2. **If the lib supports passwordless group search** — when `LastLdapCheck` is >15 min old, re-query LDAP groups via the service-account search, re-map roles, update role/site claims. **On LDAP failure: keep existing roles, do NOT sign out** (per "LDAP failure: new logins fail; active sessions continue with current roles"). If the lib does NOT support it, ship layer 1 and document the residual limitation (group-membership changes picked up only at next login) in the security doc.
Rebuild claims identically to `/auth/login` (same claim types). Use the cookie-only model (embedded-JWT is dispositioned doc-only in M4).
**Tests (incl. adversarial):** idle-timeout enforced; role-mapping change reflected without LDAP; LDAP-down on re-query keeps existing roles (no sign-out); >15-min triggers re-query, <15-min skips (TTL respected); a revoked-group user loses roles after re-query (if LDAP leg shipped).
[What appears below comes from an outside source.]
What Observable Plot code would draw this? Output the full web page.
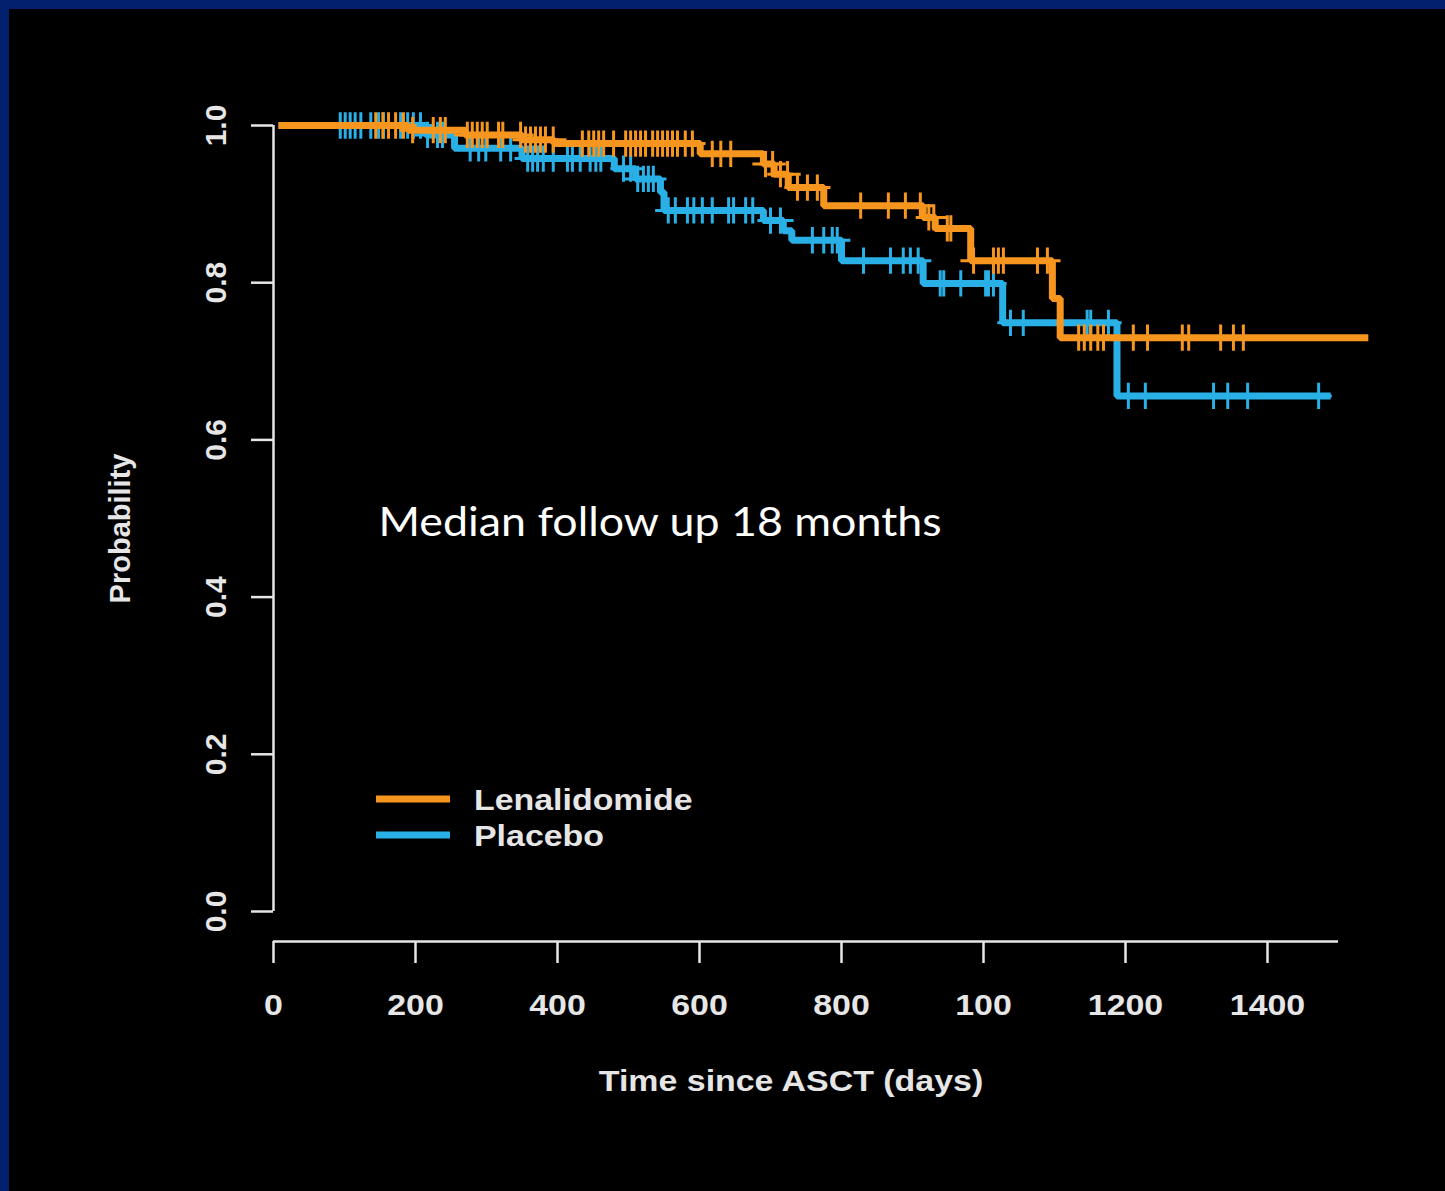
<!DOCTYPE html>
<html><head><meta charset="utf-8">
<script src="https://cdn.jsdelivr.net/npm/d3@7"></script>
<script src="https://cdn.jsdelivr.net/npm/@observablehq/plot@0.6"></script>
<style>
html,body{margin:0;padding:0;background:#02206e;width:1445px;height:1191px;overflow:hidden}
#panel{position:absolute;left:9px;top:9px;width:1436px;height:1182px;background:#000}
svg{display:block}
</style></head><body><div id="panel"></div>
<script>
// ---- data ----
const seriesNames = ["Lenalidomide", "Placebo"];
const seriesColors = ["#f7961e", "#29b0e6"];

const lenaStepDays = [7, 190, 270, 350, 395, 601, 690, 705, 725, 775, 915, 932, 982, 1097, 1108];
const lenaStepSurv = [1.0, 0.994, 0.988, 0.982, 0.977, 0.964, 0.951, 0.938, 0.921, 0.898, 0.883, 0.869, 0.828, 0.780, 0.730];
const lenaEndDay = 1542;
const lenaCensorDays = [144, 154, 162, 172, 183, 196, 225, 235, 242, 273, 280, 287, 294, 301, 317, 323, 348, 355, 362, 369, 376, 383, 394, 435, 444, 451, 458, 465, 479, 496, 503, 510, 517, 524, 534, 541, 548, 555, 562, 569, 580, 590, 618, 630, 644, 693, 703, 714, 724, 738, 752, 766, 827, 866, 890, 911, 923, 930, 949, 954, 986, 1014, 1021, 1028, 1076, 1090, 1134, 1142, 1151, 1161, 1169, 1211, 1231, 1280, 1289, 1334, 1352, 1366];

const placStepDays = [7, 215, 255, 350, 480, 510, 545, 550, 690, 718, 730, 800, 915, 1027, 1188];
const placStepSurv = [1.0, 0.988, 0.971, 0.958, 0.945, 0.932, 0.915, 0.892, 0.879, 0.866, 0.854, 0.828, 0.799, 0.749, 0.656];
const placEndDay = 1489;
const placCensorDays = [94, 101, 108, 115, 123, 137, 148, 155, 179, 189, 197, 207, 217, 231, 238, 277, 289, 299, 320, 334, 358, 365, 372, 380, 394, 414, 421, 432, 446, 454, 461, 493, 503, 513, 521, 528, 535, 556, 566, 583, 592, 604, 618, 641, 648, 665, 675, 700, 714, 759, 775, 787, 794, 831, 869, 887, 897, 908, 939, 944, 968, 1003, 1007, 1014, 1038, 1056, 1146, 1151, 1176, 1204, 1228, 1324, 1344, 1372, 1472];

const xDomain = [0, 1500];
const xTicks = [0, 200, 400, 600, 800, 1000, 1200, 1400];
const xTickLabels = ["0", "200", "400", "600", "800", "100", "1200", "1400"];
const yTicks = [0, 0.2, 0.4, 0.6, 0.8, 1.0];
const yTickLabels = ["0.0", "0.2", "0.4", "0.6", "0.8", "1.0"];

const xTitle = "Time since ASCT (days)";
const yTitle = "Probability";
const note = "Median follow up 18 months";

// ---- build rows ----
function curveRows(name, days, surv, endDay) {
  const rows = days.map((d, i) => ({series: name, day: d, surv: surv[i]}));
  rows.push({series: name, day: endDay, surv: surv[surv.length - 1]});
  return rows;
}
function survAt(days, surv, t) {
  let s = surv[0];
  for (let i = 0; i < days.length; i++) if (days[i] <= t) s = surv[i];
  return s;
}
function censorRows(name, days, surv, cdays) {
  return cdays.map(t => ({series: name, day: t, surv: survAt(days, surv, t)}));
}
const lenaCurve = curveRows(seriesNames[0], lenaStepDays, lenaStepSurv, lenaEndDay);
const placCurve = curveRows(seriesNames[1], placStepDays, placStepSurv, placEndDay);
const lenaCens = censorRows(seriesNames[0], lenaStepDays, lenaStepSurv, lenaCensorDays);
const placCens = censorRows(seriesNames[1], placStepDays, placStepSurv, placCensorDays);

const axisColor = "#e6e6e6";
const W = 1436, H = 1182;

const plot = Plot.plot({
  width: W, height: H,
  marginLeft: 264, marginRight: 107, marginTop: 116, marginBottom: 280,
  style: {background: "transparent", color: axisColor, fontFamily: "'Liberation Sans', Arial, sans-serif", overflow: "visible"},
  x: {domain: xDomain, axis: null, label: null},
  y: {domain: [0, 1], axis: null, label: null},
  color: {domain: seriesNames, range: seriesColors},
  marks: [
    Plot.ruleX([0], {y1: 0, y2: 1, stroke: axisColor, strokeWidth: 2.5}),
    Plot.axisY(yTicks, {label: null, tickSize: 22, tickRotate: -90, tickPadding: 26, strokeWidth: 2.5,
      tickFormat: d => yTickLabels[yTicks.indexOf(d)], fontSize: 30, fontWeight: "bold"}),
    Plot.ruleY([0], {x1: xDomain[0], x2: xDomain[1], dy: 30, stroke: axisColor, strokeWidth: 2.5}),
    Plot.axisX(xTicks, {label: null, tickSize: 22, tickPadding: 30, dy: 30, strokeWidth: 2.5,
      tickFormat: d => xTickLabels[xTicks.indexOf(d)], fontSize: 30, fontWeight: "bold"}),
    Plot.line(placCurve, {x: "day", y: "surv", stroke: "series", curve: "step-after", strokeWidth: 7, strokeLinecap: "butt", strokeLinejoin: "miter"}),
    Plot.dot(placCens, {x: "day", y: "surv", stroke: "series", symbol: "plus", r: 8.5, strokeWidth: 3}),
    Plot.line(lenaCurve, {x: "day", y: "surv", stroke: "series", curve: "step-after", strokeWidth: 7, strokeLinecap: "butt", strokeLinejoin: "miter"}),
    Plot.dot(lenaCens, {x: "day", y: "surv", stroke: "series", symbol: "plus", r: 8.5, strokeWidth: 3}),
    Plot.text([yTitle], {text: d => d, frameAnchor: "left", textAnchor: "middle", rotate: -90, dx: -153, dy: 10, fontSize: 29, fontWeight: "bold", fill: axisColor}),
    Plot.text([xTitle], {text: d => d, frameAnchor: "bottom", textAnchor: "middle", dx: -15, dy: 179, fontSize: 30, fontWeight: "bold", fill: axisColor, className: "xtitle"}),
    Plot.text([note], {text: d => d, frameAnchor: "top-left", textAnchor: "start", lineAnchor: "middle", dx: 105, dy: 398, fontSize: 40, fontFamily: "Lato", fill: "#ffffff", className: "note"})
  ]
});
document.getElementById("panel").appendChild(plot);

// legend
const svg = d3.select(plot);
const leg = svg.append("g").attr("class", "legend");
seriesNames.forEach((name, i) => {
  const y = 790 + i * 36;
  leg.append("line").attr("x1", 367).attr("x2", 441).attr("y1", y).attr("y2", y)
    .attr("stroke", seriesColors[i]).attr("stroke-width", 7);
  leg.append("text").attr("x", 465).attr("y", y).attr("dy", "0.35em")
    .attr("text-anchor", "start")
    .attr("fill", axisColor).attr("font-size", 30).attr("font-weight", "bold")
    .attr("font-family", "'Liberation Sans', Arial, sans-serif").text(name);
});

// horizontal stretch for non-rotated labels (the reference image is stretched)
svg.selectAll("text").each(function() {
  const t = this.getAttribute("transform") || "";
  const pt = (this.parentNode.getAttribute && this.parentNode.getAttribute("transform")) || "";
  if (t.includes("rotate") || pt.includes("rotate")) return;
  if (this.closest(".note")) {
    this.setAttribute("textLength", 563);
    this.setAttribute("lengthAdjust", "spacingAndGlyphs");
    return;
  }
  const w = this.getComputedTextLength();
  if (w > 0) {
    this.setAttribute("textLength", w * 1.13);
    this.setAttribute("lengthAdjust", "spacingAndGlyphs");
  }
});
</script>
</body></html>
**DoD:** Interactive sessions enforce idle-timeout and refresh roles per the documented policy; any residual LDAP-dependency limitation is documented.
---
## Cross-cutting
- `dotnet build ZB.MOM.WW.ScadaBridge.slnx` green (TreatWarningsAsErrors); relevant unit/integration tests pass per task.
- MSSQL-backed tests need `cd infra && docker compose up -d`; if unavailable, gate-with-note (M2.0 especially).
- Migration tasks (M2.0, M2.5) serialized; M2.0 first.
- `git diff` review before each commit; design-summary commit messages; one logical slice per commit.
- After all tasks: final integration code review, build, and `bash docker/deploy.sh` smoke (`curl localhost:9000/health/ready`).